Extract each line bearing the word "this".

--- start of PROVIDED ENTRIES ---

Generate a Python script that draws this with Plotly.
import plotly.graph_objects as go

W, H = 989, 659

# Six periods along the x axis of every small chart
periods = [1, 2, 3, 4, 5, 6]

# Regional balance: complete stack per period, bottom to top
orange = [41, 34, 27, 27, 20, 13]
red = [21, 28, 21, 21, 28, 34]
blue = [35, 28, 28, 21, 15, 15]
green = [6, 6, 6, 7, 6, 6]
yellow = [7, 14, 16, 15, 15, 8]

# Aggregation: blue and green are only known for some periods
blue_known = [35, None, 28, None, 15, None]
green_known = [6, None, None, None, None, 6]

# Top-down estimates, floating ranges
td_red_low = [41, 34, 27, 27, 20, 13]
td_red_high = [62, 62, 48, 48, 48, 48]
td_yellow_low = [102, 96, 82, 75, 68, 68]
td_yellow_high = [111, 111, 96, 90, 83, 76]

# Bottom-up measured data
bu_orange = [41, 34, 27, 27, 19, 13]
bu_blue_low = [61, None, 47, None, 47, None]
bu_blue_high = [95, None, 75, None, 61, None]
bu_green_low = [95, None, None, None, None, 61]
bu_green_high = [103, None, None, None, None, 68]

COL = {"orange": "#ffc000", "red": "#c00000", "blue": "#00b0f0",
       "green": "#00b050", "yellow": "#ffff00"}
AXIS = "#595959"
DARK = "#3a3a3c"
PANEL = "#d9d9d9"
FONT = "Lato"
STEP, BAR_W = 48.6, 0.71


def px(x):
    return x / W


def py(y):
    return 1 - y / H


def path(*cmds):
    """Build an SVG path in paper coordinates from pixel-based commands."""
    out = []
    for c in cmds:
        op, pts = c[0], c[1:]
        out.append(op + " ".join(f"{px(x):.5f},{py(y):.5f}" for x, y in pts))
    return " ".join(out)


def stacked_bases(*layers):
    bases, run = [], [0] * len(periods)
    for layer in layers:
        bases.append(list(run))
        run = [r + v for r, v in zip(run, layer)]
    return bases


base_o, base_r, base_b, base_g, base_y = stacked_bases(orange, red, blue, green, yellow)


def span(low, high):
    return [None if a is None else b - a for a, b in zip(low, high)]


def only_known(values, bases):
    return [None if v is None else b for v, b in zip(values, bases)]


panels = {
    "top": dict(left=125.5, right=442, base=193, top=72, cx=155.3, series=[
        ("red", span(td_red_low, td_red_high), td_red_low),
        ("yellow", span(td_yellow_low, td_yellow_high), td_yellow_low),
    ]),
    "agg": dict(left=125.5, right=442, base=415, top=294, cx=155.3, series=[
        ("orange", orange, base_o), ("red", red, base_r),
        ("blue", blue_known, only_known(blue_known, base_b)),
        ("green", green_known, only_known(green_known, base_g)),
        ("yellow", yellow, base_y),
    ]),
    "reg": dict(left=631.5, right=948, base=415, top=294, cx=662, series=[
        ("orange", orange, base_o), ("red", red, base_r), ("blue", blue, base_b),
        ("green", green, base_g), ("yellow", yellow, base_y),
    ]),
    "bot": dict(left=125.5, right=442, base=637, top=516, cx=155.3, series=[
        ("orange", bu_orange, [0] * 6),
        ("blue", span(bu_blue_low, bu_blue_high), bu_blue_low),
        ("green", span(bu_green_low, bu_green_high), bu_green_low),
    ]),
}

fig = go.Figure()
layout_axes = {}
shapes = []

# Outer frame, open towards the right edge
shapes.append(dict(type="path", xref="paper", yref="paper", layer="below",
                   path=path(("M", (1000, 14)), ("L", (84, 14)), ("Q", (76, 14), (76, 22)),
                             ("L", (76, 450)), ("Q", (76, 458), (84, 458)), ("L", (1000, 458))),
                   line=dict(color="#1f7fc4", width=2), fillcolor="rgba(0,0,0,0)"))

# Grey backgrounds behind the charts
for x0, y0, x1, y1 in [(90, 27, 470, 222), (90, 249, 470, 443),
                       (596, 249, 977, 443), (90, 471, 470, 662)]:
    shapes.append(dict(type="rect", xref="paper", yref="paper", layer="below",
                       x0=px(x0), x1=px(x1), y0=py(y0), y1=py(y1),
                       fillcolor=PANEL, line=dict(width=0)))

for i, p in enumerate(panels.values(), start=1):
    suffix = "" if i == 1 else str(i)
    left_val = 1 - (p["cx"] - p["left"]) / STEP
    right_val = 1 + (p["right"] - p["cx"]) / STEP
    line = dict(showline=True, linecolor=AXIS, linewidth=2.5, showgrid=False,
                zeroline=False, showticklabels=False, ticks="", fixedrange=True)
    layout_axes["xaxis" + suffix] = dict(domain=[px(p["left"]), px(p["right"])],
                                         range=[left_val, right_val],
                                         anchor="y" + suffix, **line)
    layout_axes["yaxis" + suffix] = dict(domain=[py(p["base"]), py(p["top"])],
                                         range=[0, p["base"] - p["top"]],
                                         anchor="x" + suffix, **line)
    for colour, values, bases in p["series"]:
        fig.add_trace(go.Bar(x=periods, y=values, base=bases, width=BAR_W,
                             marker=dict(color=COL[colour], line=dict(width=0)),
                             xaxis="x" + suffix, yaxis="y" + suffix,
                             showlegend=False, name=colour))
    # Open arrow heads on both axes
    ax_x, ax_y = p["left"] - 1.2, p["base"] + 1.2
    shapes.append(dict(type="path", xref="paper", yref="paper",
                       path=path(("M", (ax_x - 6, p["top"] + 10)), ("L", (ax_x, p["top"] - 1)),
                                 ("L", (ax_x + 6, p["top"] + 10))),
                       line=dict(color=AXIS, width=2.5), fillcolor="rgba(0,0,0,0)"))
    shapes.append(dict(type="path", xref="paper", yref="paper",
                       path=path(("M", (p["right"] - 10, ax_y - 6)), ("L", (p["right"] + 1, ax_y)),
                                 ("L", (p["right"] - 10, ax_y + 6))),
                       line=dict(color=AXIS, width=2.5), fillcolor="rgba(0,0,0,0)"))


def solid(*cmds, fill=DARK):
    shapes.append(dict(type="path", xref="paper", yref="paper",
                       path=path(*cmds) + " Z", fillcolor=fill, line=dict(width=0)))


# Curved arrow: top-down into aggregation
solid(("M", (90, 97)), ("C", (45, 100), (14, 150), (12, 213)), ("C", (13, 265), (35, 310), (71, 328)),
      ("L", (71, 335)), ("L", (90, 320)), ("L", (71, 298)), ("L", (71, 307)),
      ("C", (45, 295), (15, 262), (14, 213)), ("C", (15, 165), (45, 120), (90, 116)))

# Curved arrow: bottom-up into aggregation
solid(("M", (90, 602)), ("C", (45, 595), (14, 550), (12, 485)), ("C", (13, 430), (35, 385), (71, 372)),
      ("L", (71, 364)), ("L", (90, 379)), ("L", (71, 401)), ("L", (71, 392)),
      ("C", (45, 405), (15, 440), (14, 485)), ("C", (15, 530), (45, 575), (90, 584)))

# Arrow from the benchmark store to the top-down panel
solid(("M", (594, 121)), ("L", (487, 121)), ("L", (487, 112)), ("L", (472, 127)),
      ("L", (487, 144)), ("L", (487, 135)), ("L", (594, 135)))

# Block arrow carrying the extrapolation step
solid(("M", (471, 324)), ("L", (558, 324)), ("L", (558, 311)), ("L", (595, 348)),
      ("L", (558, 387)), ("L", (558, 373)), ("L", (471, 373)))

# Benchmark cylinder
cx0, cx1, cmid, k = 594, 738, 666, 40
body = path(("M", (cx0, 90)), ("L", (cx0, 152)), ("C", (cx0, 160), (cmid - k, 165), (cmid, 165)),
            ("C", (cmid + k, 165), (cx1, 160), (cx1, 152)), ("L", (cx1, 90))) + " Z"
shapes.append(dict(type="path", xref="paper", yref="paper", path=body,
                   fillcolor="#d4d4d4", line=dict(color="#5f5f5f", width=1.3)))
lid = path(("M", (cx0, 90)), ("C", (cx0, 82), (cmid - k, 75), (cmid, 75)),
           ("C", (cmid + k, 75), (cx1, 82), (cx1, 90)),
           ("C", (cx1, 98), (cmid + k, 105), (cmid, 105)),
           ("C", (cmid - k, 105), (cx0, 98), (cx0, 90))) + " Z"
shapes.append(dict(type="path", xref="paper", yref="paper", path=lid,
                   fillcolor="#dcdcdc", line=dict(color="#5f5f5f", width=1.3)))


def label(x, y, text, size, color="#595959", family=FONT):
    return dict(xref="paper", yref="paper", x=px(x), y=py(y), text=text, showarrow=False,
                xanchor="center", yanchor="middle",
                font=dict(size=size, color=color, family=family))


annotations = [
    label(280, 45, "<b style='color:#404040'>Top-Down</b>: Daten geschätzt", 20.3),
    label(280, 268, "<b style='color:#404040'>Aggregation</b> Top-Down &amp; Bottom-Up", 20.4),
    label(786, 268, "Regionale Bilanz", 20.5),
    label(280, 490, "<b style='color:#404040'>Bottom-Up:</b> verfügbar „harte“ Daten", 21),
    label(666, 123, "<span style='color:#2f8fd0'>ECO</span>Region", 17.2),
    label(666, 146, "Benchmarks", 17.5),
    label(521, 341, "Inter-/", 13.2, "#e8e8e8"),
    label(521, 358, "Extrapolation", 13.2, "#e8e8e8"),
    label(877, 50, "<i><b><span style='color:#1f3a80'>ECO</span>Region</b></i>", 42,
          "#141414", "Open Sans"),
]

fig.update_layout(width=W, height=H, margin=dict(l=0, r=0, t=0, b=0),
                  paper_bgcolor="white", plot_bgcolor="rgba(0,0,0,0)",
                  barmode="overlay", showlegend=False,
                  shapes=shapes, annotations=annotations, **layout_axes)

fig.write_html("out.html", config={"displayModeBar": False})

--- end of PROVIDED ENTRIES ---
--- start of PROVIDED ENTRIES ---

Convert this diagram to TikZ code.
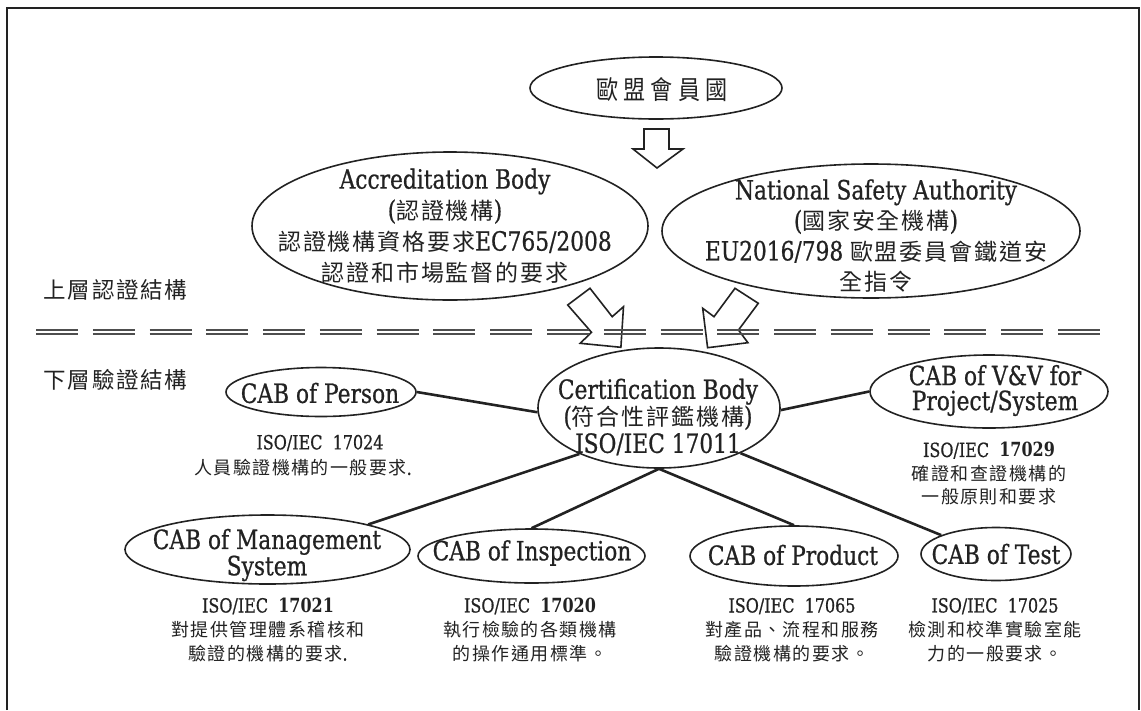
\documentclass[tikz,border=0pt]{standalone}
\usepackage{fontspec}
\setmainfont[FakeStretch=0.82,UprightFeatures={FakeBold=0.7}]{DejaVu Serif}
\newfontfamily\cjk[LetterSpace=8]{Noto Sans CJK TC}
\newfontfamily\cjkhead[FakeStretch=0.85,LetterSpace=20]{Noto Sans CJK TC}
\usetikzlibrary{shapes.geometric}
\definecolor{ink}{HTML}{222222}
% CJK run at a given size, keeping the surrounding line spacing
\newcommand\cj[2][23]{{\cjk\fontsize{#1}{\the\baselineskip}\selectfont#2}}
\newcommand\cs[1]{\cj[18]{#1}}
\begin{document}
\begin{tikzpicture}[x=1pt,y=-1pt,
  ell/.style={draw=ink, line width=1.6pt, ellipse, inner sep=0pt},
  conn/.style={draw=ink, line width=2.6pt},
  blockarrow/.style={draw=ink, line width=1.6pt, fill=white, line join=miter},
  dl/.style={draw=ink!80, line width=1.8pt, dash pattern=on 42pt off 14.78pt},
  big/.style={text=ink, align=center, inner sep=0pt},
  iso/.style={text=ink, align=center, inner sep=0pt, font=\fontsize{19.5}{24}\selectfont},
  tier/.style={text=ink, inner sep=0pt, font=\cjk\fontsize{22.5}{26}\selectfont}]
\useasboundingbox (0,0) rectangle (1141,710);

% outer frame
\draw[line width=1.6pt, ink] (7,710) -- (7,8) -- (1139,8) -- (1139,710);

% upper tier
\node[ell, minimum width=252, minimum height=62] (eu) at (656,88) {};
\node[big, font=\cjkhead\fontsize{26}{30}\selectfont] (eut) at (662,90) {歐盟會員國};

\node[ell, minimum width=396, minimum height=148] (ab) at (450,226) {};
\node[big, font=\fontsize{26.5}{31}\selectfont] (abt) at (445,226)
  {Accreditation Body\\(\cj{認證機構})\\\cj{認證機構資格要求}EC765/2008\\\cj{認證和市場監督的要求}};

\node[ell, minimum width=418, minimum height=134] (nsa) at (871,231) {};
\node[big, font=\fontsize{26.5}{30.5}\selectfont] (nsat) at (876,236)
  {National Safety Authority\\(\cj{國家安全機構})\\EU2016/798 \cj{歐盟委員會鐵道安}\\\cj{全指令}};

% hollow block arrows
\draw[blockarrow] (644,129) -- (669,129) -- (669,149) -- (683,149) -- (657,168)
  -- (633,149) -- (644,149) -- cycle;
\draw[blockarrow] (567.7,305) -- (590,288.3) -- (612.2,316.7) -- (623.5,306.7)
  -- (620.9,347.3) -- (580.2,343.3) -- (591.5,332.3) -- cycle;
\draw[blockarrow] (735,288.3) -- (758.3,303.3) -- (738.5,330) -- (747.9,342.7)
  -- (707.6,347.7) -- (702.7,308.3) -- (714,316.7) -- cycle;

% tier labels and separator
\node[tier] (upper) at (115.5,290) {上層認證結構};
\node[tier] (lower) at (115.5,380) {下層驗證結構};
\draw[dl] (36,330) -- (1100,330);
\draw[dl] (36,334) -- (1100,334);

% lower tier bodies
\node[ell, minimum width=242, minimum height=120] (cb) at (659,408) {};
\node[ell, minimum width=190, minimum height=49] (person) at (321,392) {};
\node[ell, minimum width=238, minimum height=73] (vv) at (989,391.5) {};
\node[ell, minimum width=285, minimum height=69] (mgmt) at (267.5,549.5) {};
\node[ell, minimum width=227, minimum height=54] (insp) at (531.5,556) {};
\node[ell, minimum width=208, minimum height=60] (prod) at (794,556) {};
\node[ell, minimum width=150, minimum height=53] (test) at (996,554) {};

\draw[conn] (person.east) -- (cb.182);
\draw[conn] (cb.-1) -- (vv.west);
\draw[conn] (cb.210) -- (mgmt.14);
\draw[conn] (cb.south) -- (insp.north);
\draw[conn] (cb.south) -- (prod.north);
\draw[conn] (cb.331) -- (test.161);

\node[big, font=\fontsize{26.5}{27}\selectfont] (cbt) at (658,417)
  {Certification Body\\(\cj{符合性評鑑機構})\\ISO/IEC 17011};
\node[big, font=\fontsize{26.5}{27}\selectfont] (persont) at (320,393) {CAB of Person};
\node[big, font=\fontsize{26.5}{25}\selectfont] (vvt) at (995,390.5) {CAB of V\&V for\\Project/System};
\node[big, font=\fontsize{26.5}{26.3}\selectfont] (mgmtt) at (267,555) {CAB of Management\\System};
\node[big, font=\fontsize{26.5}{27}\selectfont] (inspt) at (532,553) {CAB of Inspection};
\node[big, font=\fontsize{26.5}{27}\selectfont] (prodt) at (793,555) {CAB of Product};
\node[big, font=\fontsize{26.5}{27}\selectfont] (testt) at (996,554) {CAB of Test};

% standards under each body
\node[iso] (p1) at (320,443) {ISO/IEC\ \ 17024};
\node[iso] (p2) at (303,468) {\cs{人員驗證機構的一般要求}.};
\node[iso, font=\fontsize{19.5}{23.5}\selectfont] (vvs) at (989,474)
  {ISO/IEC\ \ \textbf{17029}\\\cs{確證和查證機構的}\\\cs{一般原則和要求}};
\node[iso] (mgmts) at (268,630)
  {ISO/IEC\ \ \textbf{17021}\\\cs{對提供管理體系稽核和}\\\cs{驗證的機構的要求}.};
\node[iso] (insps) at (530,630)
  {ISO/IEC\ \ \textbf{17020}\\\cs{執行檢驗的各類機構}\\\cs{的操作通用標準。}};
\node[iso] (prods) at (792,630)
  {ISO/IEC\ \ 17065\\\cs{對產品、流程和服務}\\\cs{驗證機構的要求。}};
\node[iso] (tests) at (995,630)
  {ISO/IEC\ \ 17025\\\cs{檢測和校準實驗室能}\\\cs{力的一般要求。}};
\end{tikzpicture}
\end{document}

--- end of PROVIDED ENTRIES ---

- COMPLETE ANSWER
Generate a Python script that draws this with Plotly.
Convert this diagram to TikZ code.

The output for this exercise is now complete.